>>>>>

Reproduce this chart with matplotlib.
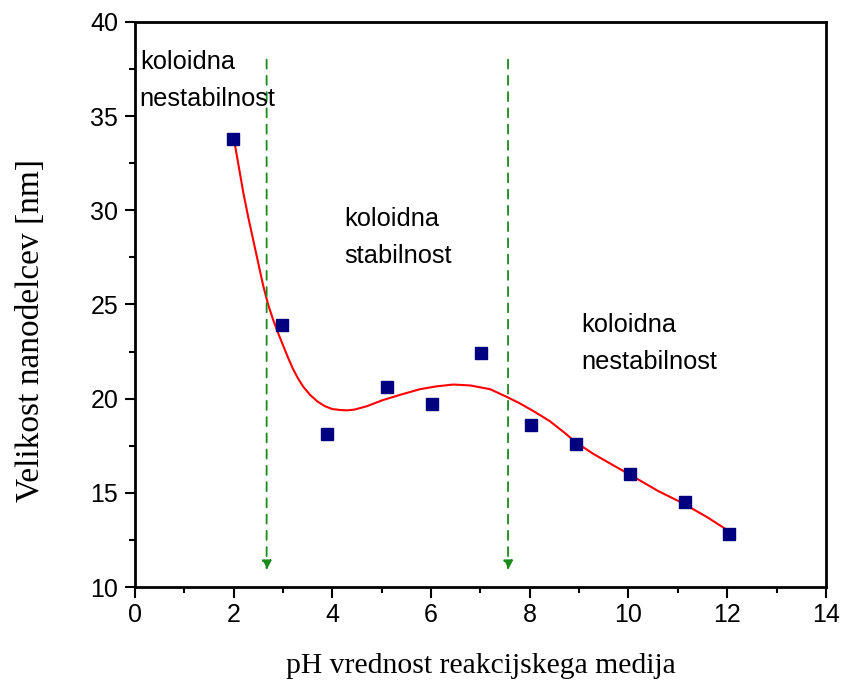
import matplotlib
matplotlib.use("Agg")
import matplotlib.pyplot as plt
from matplotlib.ticker import MultipleLocator

# measured data
ph = [1.98, 2.98, 3.89, 5.10, 6.01, 7.01, 8.02, 8.93, 10.03, 11.14, 12.04]
size = [33.8, 23.9, 18.1, 20.6, 19.7, 22.4, 18.6, 17.6, 16.0, 14.5, 12.8]

# fitted curve
fit_x = [2.0, 2.1, 2.2, 2.3, 2.4, 2.5, 2.6, 2.7, 2.8, 2.9, 3.0, 3.1, 3.2, 3.3, 3.41,
         3.55, 3.7, 3.85, 4.0, 4.15, 4.3, 4.45, 4.7, 5.03, 5.37, 5.77, 6.1, 6.45,
         6.8, 7.2, 7.53, 7.8, 8.1, 8.41, 8.7, 8.95, 9.3, 9.7, 10.1, 10.6, 11.1,
         11.6, 12.05]
fit_y = [33.9, 32.4, 30.9, 29.6, 28.4, 27.2, 26.0, 25.0, 24.2, 23.5, 22.85, 22.2, 21.6,
         21.1, 20.64, 20.2, 19.85, 19.6, 19.45, 19.4, 19.38, 19.42, 19.6, 19.93, 20.2,
         20.5, 20.65, 20.75, 20.7, 20.5, 20.1, 19.75, 19.3, 18.8, 18.2, 17.65, 17.05,
         16.45, 15.86, 15.1, 14.45, 13.7, 12.94]

# boundaries (dashed arrows)
bound_x = [2.67, 7.56]
bound_top = 38.0
bound_bottom = 10.9

fig = plt.figure(figsize=(8.48, 6.85), dpi=100)
ax = fig.add_axes([0.159, 0.143, 0.815, 0.825])

ax.plot(fit_x, fit_y, color="red", lw=1.5, zorder=2)
ax.plot(ph, size, ls="none", marker="s", ms=8, color="#000080", zorder=3)

for bx in bound_x:
    ax.annotate("", xy=(bx, bound_bottom), xytext=(bx, bound_top),
                arrowprops=dict(arrowstyle="-|>", color="#1a8a1a", lw=1.3,
                                ls=(0, (5, 4)), mutation_scale=14, shrinkA=0, shrinkB=0))

tfont = dict(family="Liberation Sans", fontsize=18.3, color="black", va="top", ha="left",
             linespacing=1.7)
ax.text(0.1, 38.52, "koloidna\nnestabilnost", **tfont)
ax.text(4.25, 30.18, "koloidna\nstabilnost", **tfont)
ax.text(9.05, 24.55, "koloidna\nnestabilnost", **tfont)

ax.set_xlim(0, 14)
ax.set_ylim(10, 40)
ax.xaxis.set_major_locator(MultipleLocator(2))
ax.xaxis.set_minor_locator(MultipleLocator(1))
ax.yaxis.set_major_locator(MultipleLocator(5))
ax.yaxis.set_minor_locator(MultipleLocator(2.5))
ax.tick_params(which="both", direction="out", top=False, right=False, width=1.5)
ax.tick_params(axis="x", which="major", length=8)
ax.tick_params(axis="y", which="major", length=7, pad=5)
ax.tick_params(which="minor", length=4)
ax.tick_params(labelsize=18)
for lab in ax.get_xticklabels() + ax.get_yticklabels():
    lab.set_family("Liberation Sans")
for sp in ax.spines.values():
    sp.set_linewidth(2)

ax.set_xlabel("pH vrednost reakcijskega medija", family="Liberation Serif", fontsize=21.3, labelpad=19)
ax.set_ylabel("Velikost nanodelcev [nm]", family="Liberation Serif", fontsize=24)
ax.yaxis.set_label_coords(-0.129, 0.454)

fig.savefig("out.png", dpi=100)
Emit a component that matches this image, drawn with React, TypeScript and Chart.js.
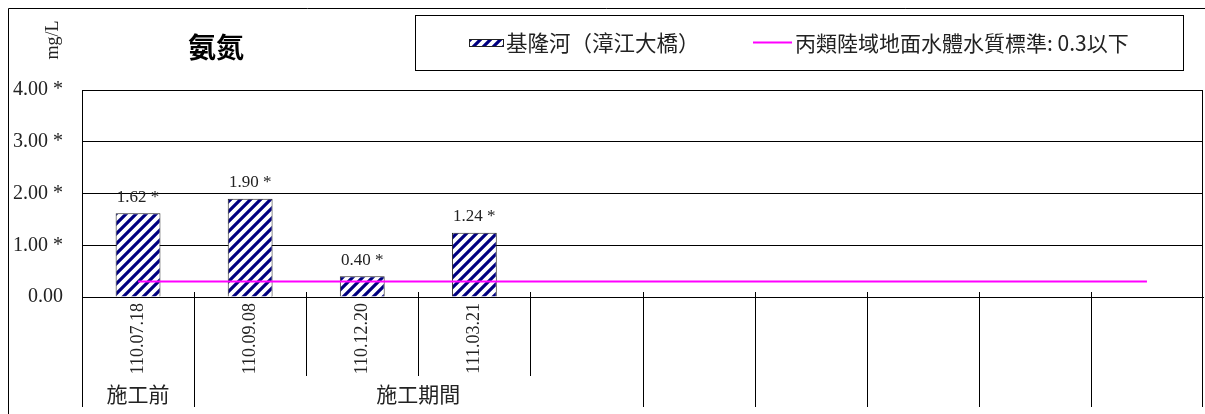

<<<<<

= WHAT YOU ARE ASKED TO DO =
Leaving aside the images, write out the entries above word for word.

= EXPECTED ANSWER =
Reproduce this chart with matplotlib.
import matplotlib
matplotlib.use("Agg")
import matplotlib.pyplot as plt
from matplotlib.ticker import MultipleLocator

# measured data
ph = [1.98, 2.98, 3.89, 5.10, 6.01, 7.01, 8.02, 8.93, 10.03, 11.14, 12.04]
size = [33.8, 23.9, 18.1, 20.6, 19.7, 22.4, 18.6, 17.6, 16.0, 14.5, 12.8]

# fitted curve
fit_x = [2.0, 2.1, 2.2, 2.3, 2.4, 2.5, 2.6, 2.7, 2.8, 2.9, 3.0, 3.1, 3.2, 3.3, 3.41,
         3.55, 3.7, 3.85, 4.0, 4.15, 4.3, 4.45, 4.7, 5.03, 5.37, 5.77, 6.1, 6.45,
         6.8, 7.2, 7.53, 7.8, 8.1, 8.41, 8.7, 8.95, 9.3, 9.7, 10.1, 10.6, 11.1,
         11.6, 12.05]
fit_y = [33.9, 32.4, 30.9, 29.6, 28.4, 27.2, 26.0, 25.0, 24.2, 23.5, 22.85, 22.2, 21.6,
         21.1, 20.64, 20.2, 19.85, 19.6, 19.45, 19.4, 19.38, 19.42, 19.6, 19.93, 20.2,
         20.5, 20.65, 20.75, 20.7, 20.5, 20.1, 19.75, 19.3, 18.8, 18.2, 17.65, 17.05,
         16.45, 15.86, 15.1, 14.45, 13.7, 12.94]

# boundaries (dashed arrows)
bound_x = [2.67, 7.56]
bound_top = 38.0
bound_bottom = 10.9

fig = plt.figure(figsize=(8.48, 6.85), dpi=100)
ax = fig.add_axes([0.159, 0.143, 0.815, 0.825])

ax.plot(fit_x, fit_y, color="red", lw=1.5, zorder=2)
ax.plot(ph, size, ls="none", marker="s", ms=8, color="#000080", zorder=3)

for bx in bound_x:
    ax.annotate("", xy=(bx, bound_bottom), xytext=(bx, bound_top),
                arrowprops=dict(arrowstyle="-|>", color="#1a8a1a", lw=1.3,
                                ls=(0, (5, 4)), mutation_scale=14, shrinkA=0, shrinkB=0))

tfont = dict(family="Liberation Sans", fontsize=18.3, color="black", va="top", ha="left",
             linespacing=1.7)
ax.text(0.1, 38.52, "koloidna\nnestabilnost", **tfont)
ax.text(4.25, 30.18, "koloidna\nstabilnost", **tfont)
ax.text(9.05, 24.55, "koloidna\nnestabilnost", **tfont)

ax.set_xlim(0, 14)
ax.set_ylim(10, 40)
ax.xaxis.set_major_locator(MultipleLocator(2))
ax.xaxis.set_minor_locator(MultipleLocator(1))
ax.yaxis.set_major_locator(MultipleLocator(5))
ax.yaxis.set_minor_locator(MultipleLocator(2.5))
ax.tick_params(which="both", direction="out", top=False, right=False, width=1.5)
ax.tick_params(axis="x", which="major", length=8)
ax.tick_params(axis="y", which="major", length=7, pad=5)
ax.tick_params(which="minor", length=4)
ax.tick_params(labelsize=18)
for lab in ax.get_xticklabels() + ax.get_yticklabels():
    lab.set_family("Liberation Sans")
for sp in ax.spines.values():
    sp.set_linewidth(2)

ax.set_xlabel("pH vrednost reakcijskega medija", family="Liberation Serif", fontsize=21.3, labelpad=19)
ax.set_ylabel("Velikost nanodelcev [nm]", family="Liberation Serif", fontsize=24)
ax.yaxis.set_label_coords(-0.129, 0.454)

fig.savefig("out.png", dpi=100)
Emit a component that matches this image, drawn with React, TypeScript and Chart.js.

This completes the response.